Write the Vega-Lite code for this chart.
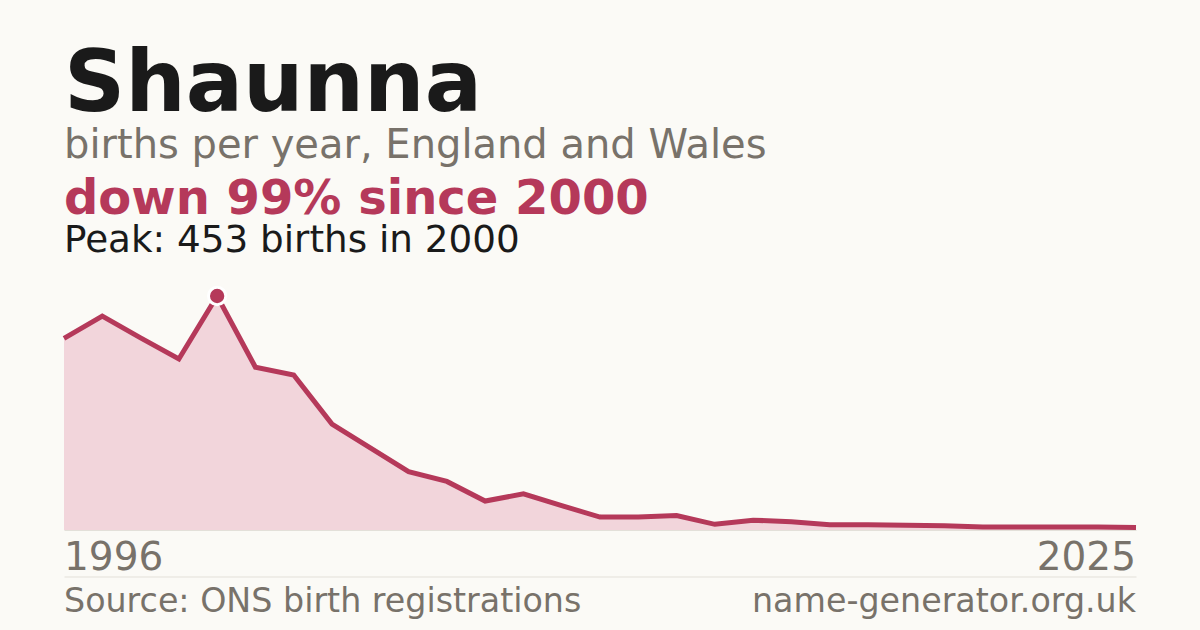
{
  "$schema": "https://vega.github.io/schema/vega-lite/v6.json",
  "background": "#fbfaf6",
  "padding": {"left": 54, "right": 54, "top": 43, "bottom": 7},
  "spacing": 0,
  "config": {
    "view": {"stroke": null},
    "font": "DejaVu Sans"
  },
  "title": {
    "text": "Shaunna",
    "subtitle": "births per year, England and Wales",
    "anchor": "start",
    "frame": "group",
    "font": "DejaVu Sans",
    "fontSize": 85,
    "fontWeight": "bold",
    "color": "#1a1a1a",
    "subtitleFont": "DejaVu Sans",
    "subtitleFontSize": 40,
    "subtitleColor": "#78726a",
    "subtitlePadding": -3,
    "offset": 9
  },
  "vconcat": [
    {
      "width": 1072,
      "height": 234,
      "title": {
        "text": "down 99% since 2000",
        "subtitle": "Peak: 453 births in 2000",
        "anchor": "start",
        "frame": "group",
        "font": "DejaVu Sans",
        "fontSize": 48,
        "fontWeight": "bold",
        "color": "#b5395a",
        "subtitleFont": "DejaVu Sans",
        "subtitleFontSize": 37.3,
        "subtitleColor": "#1a1a1a",
        "subtitlePadding": -1,
        "offset": 22
      },
      "data": {
        "values": [
          {"year": 1996, "births": 371},
          {"year": 1997, "births": 414},
          {"year": 1998, "births": 372},
          {"year": 1999, "births": 331},
          {"year": 2000, "births": 453},
          {"year": 2001, "births": 315},
          {"year": 2002, "births": 300},
          {"year": 2003, "births": 205},
          {"year": 2004, "births": 159},
          {"year": 2005, "births": 113},
          {"year": 2006, "births": 94},
          {"year": 2007, "births": 56},
          {"year": 2008, "births": 70},
          {"year": 2009, "births": 47},
          {"year": 2010, "births": 25},
          {"year": 2011, "births": 25},
          {"year": 2012, "births": 28},
          {"year": 2013, "births": 11},
          {"year": 2014, "births": 19},
          {"year": 2015, "births": 16},
          {"year": 2016, "births": 10},
          {"year": 2017, "births": 10},
          {"year": 2018, "births": 9},
          {"year": 2019, "births": 8},
          {"year": 2020, "births": 6},
          {"year": 2021, "births": 6},
          {"year": 2022, "births": 6},
          {"year": 2023, "births": 6},
          {"year": 2024, "births": 5}
        ]
      },
      "encoding": {
        "x": {
          "field": "year",
          "type": "quantitative",
          "scale": {"domain": [1996, 2024], "nice": false, "zero": false},
          "axis": {"domain": true, "domainColor": "#e3e0d9", "ticks": false, "labels": false, "grid": false, "title": null, "zindex": 1}
        },
        "y": {
          "field": "births",
          "type": "quantitative",
          "scale": {"domain": [0, 453], "nice": false},
          "axis": null
        }
      },
      "layer": [
        {"mark": {"type": "area", "color": "#f2d5db"}},
        {"mark": {"type": "line", "color": "#b5395a", "strokeWidth": 5}},
        {
          "transform": [{"filter": "datum.year == 2000"}],
          "mark": {"type": "point", "filled": true, "size": 300, "fill": "#b5395a", "stroke": "#ffffff", "strokeWidth": 3, "opacity": 1}
        }
      ]
    },
    {
      "width": 1072,
      "height": 37.5,
      "data": {"values": [{"label": "1996", "side": "left"}, {"label": "2025", "side": "right"}]},
      "encoding": {
        "x": {
          "field": "side",
          "type": "nominal",
          "scale": {"type": "point", "padding": 0, "domain": ["left", "right"]},
          "axis": {"orient": "bottom", "domainColor": "#e3e0d9", "ticks": false, "labels": false, "title": null, "grid": false}
        },
        "text": {"field": "label"}
      },
      "layer": [
        {"transform": [{"filter": "datum.side == 'left'"}], "mark": {"type": "text", "align": "left", "fontSize": 39, "color": "#78726a"}},
        {"transform": [{"filter": "datum.side == 'right'"}], "mark": {"type": "text", "align": "right", "fontSize": 39, "color": "#78726a"}}
      ]
    },
    {
      "width": 1072,
      "height": 48,
      "data": {"values": [{"label": "Source: ONS birth registrations", "side": "left"}, {"label": "name-generator.org.uk", "side": "right"}]},
      "encoding": {
        "x": {
          "field": "side",
          "type": "nominal",
          "scale": {"type": "point", "padding": 0, "domain": ["left", "right"]},
          "axis": null
        },
        "text": {"field": "label"}
      },
      "layer": [
        {"transform": [{"filter": "datum.side == 'left'"}], "mark": {"type": "text", "align": "left", "fontSize": 33.3, "color": "#78726a"}},
        {"transform": [{"filter": "datum.side == 'right'"}], "mark": {"type": "text", "align": "right", "fontSize": 33.3, "color": "#78726a"}}
      ]
    }
  ]
}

=-=-=

» **WRITTEN TASK**
Extract the full listing above verbatim; pictures are to be left out of the copy.

» **OUTPUT OF THE EXERCISE**
Write the Vega-Lite code for this chart.
{
  "$schema": "https://vega.github.io/schema/vega-lite/v6.json",
  "background": "#fbfaf6",
  "padding": {"left": 54, "right": 54, "top": 43, "bottom": 7},
  "spacing": 0,
  "config": {
    "view": {"stroke": null},
    "font": "DejaVu Sans"
  },
  "title": {
    "text": "Shaunna",
    "subtitle": "births per year, England and Wales",
    "anchor": "start",
    "frame": "group",
    "font": "DejaVu Sans",
    "fontSize": 85,
    "fontWeight": "bold",
    "color": "#1a1a1a",
    "subtitleFont": "DejaVu Sans",
    "subtitleFontSize": 40,
    "subtitleColor": "#78726a",
    "subtitlePadding": -3,
    "offset": 9
  },
  "vconcat": [
    {
      "width": 1072,
      "height": 234,
      "title": {
        "text": "down 99% since 2000",
        "subtitle": "Peak: 453 births in 2000",
        "anchor": "start",
        "frame": "group",
        "font": "DejaVu Sans",
        "fontSize": 48,
        "fontWeight": "bold",
        "color": "#b5395a",
        "subtitleFont": "DejaVu Sans",
        "subtitleFontSize": 37.3,
        "subtitleColor": "#1a1a1a",
        "subtitlePadding": -1,
        "offset": 22
      },
      "data": {
        "values": [
          {"year": 1996, "births": 371},
          {"year": 1997, "births": 414},
          {"year": 1998, "births": 372},
          {"year": 1999, "births": 331},
          {"year": 2000, "births": 453},
          {"year": 2001, "births": 315},
          {"year": 2002, "births": 300},
          {"year": 2003, "births": 205},
          {"year": 2004, "births": 159},
          {"year": 2005, "births": 113},
          {"year": 2006, "births": 94},
          {"year": 2007, "births": 56},
          {"year": 2008, "births": 70},
          {"year": 2009, "births": 47},
          {"year": 2010, "births": 25},
          {"year": 2011, "births": 25},
          {"year": 2012, "births": 28},
          {"year": 2013, "births": 11},
          {"year": 2014, "births": 19},
          {"year": 2015, "births": 16},
          {"year": 2016, "births": 10},
          {"year": 2017, "births": 10},
          {"year": 2018, "births": 9},
          {"year": 2019, "births": 8},
          {"year": 2020, "births": 6},
          {"year": 2021, "births": 6},
          {"year": 2022, "births": 6},
          {"year": 2023, "births": 6},
          {"year": 2024, "births": 5}
        ]
      },
      "encoding": {
        "x": {
          "field": "year",
          "type": "quantitative",
          "scale": {"domain": [1996, 2024], "nice": false, "zero": false},
          "axis": {"domain": true, "domainColor": "#e3e0d9", "ticks": false, "labels": false, "grid": false, "title": null, "zindex": 1}
        },
        "y": {
          "field": "births",
          "type": "quantitative",
          "scale": {"domain": [0, 453], "nice": false},
          "axis": null
        }
      },
      "layer": [
        {"mark": {"type": "area", "color": "#f2d5db"}},
        {"mark": {"type": "line", "color": "#b5395a", "strokeWidth": 5}},
        {
          "transform": [{"filter": "datum.year == 2000"}],
          "mark": {"type": "point", "filled": true, "size": 300, "fill": "#b5395a", "stroke": "#ffffff", "strokeWidth": 3, "opacity": 1}
        }
      ]
    },
    {
      "width": 1072,
      "height": 37.5,
      "data": {"values": [{"label": "1996", "side": "left"}, {"label": "2025", "side": "right"}]},
      "encoding": {
        "x": {
          "field": "side",
          "type": "nominal",
          "scale": {"type": "point", "padding": 0, "domain": ["left", "right"]},
          "axis": {"orient": "bottom", "domainColor": "#e3e0d9", "ticks": false, "labels": false, "title": null, "grid": false}
        },
        "text": {"field": "label"}
      },
      "layer": [
        {"transform": [{"filter": "datum.side == 'left'"}], "mark": {"type": "text", "align": "left", "fontSize": 39, "color": "#78726a"}},
        {"transform": [{"filter": "datum.side == 'right'"}], "mark": {"type": "text", "align": "right", "fontSize": 39, "color": "#78726a"}}
      ]
    },
    {
      "width": 1072,
      "height": 48,
      "data": {"values": [{"label": "Source: ONS birth registrations", "side": "left"}, {"label": "name-generator.org.uk", "side": "right"}]},
      "encoding": {
        "x": {
          "field": "side",
          "type": "nominal",
          "scale": {"type": "point", "padding": 0, "domain": ["left", "right"]},
          "axis": null
        },
        "text": {"field": "label"}
      },
      "layer": [
        {"transform": [{"filter": "datum.side == 'left'"}], "mark": {"type": "text", "align": "left", "fontSize": 33.3, "color": "#78726a"}},
        {"transform": [{"filter": "datum.side == 'right'"}], "mark": {"type": "text", "align": "right", "fontSize": 33.3, "color": "#78726a"}}
      ]
    }
  ]
}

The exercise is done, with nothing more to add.